**Written exercise**
Leave out all pictures. Return exactly the lines from the top of the material through the line containing "from matplotlib.ticker import FuncFormatter".

**Data segment**
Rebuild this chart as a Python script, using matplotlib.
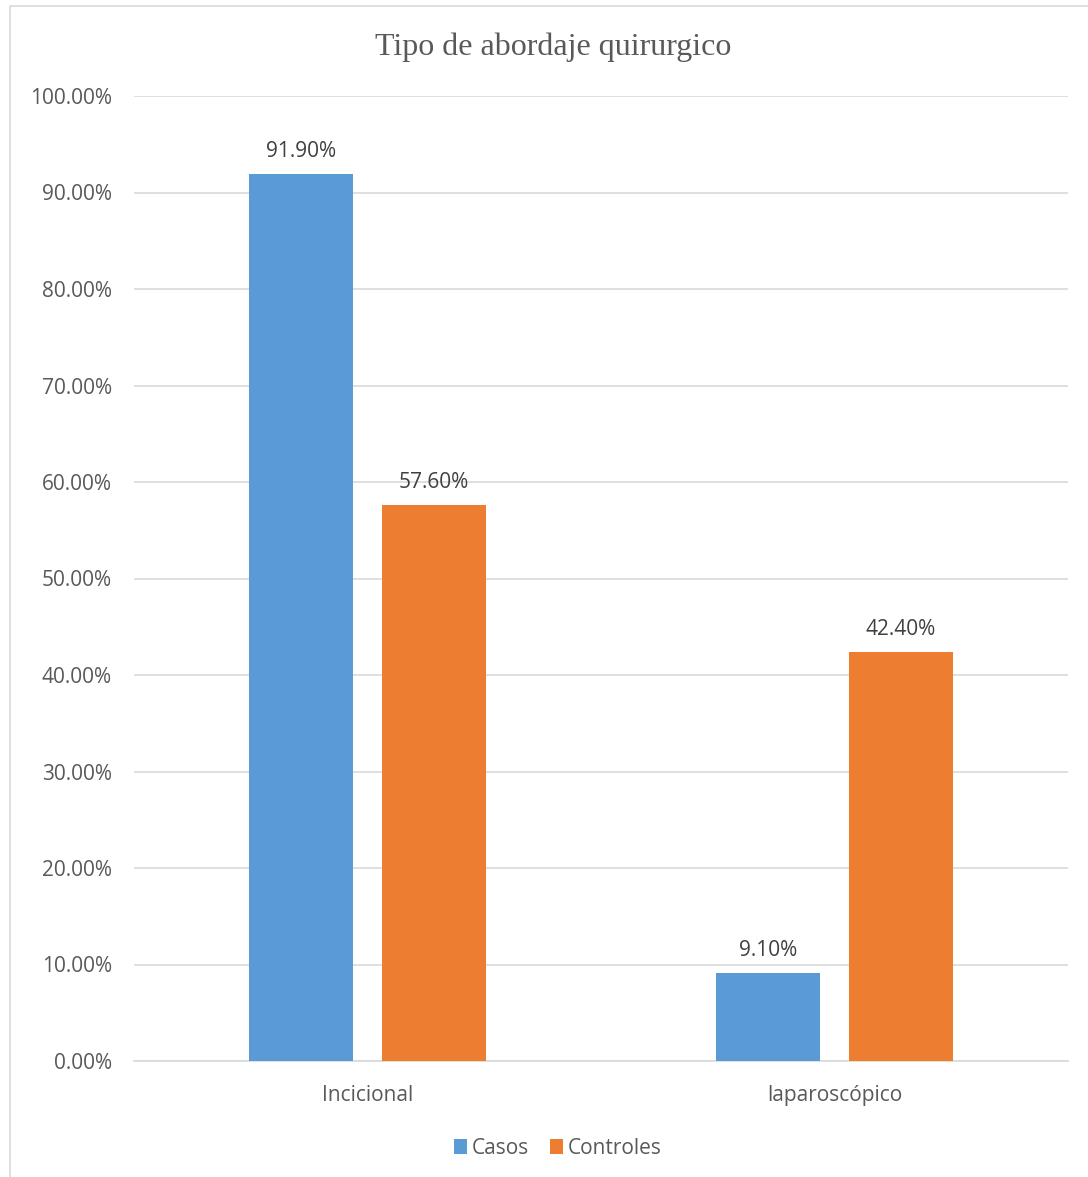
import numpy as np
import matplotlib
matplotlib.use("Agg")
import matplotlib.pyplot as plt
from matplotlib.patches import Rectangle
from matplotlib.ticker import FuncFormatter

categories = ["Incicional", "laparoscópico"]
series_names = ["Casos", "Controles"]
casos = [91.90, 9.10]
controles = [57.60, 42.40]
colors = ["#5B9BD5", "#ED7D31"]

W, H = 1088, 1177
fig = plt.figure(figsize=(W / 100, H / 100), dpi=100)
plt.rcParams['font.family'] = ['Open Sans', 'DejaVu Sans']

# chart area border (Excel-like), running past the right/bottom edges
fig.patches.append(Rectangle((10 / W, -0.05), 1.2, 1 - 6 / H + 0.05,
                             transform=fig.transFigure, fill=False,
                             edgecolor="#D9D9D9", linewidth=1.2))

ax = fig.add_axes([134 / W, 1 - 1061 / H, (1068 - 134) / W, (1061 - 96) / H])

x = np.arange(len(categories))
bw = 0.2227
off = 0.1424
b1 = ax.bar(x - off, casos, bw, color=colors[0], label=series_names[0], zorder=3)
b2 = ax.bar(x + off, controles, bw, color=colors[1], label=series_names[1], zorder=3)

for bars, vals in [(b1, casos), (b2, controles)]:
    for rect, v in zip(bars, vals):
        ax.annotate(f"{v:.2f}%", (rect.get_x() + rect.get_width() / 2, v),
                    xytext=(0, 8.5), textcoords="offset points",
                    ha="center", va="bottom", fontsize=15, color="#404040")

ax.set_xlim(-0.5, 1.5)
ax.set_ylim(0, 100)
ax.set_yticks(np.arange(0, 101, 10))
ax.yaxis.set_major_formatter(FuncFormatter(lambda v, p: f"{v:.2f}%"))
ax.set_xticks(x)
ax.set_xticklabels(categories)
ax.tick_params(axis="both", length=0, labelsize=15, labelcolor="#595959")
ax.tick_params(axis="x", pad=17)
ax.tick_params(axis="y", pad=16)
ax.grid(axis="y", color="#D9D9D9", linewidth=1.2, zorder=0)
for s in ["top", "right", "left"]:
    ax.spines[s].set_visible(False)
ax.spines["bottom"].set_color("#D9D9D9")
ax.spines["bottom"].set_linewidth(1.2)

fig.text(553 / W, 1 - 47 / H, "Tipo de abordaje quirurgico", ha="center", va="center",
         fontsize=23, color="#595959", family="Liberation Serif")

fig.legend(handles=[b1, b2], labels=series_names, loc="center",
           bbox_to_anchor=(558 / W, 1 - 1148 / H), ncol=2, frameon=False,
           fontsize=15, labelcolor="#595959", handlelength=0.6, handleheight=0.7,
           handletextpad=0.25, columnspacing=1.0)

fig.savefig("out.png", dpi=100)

**Complete output**
Rebuild this chart as a Python script, using matplotlib.
import numpy as np
import matplotlib
matplotlib.use("Agg")
import matplotlib.pyplot as plt
from matplotlib.patches import Rectangle
from matplotlib.ticker import FuncFormatter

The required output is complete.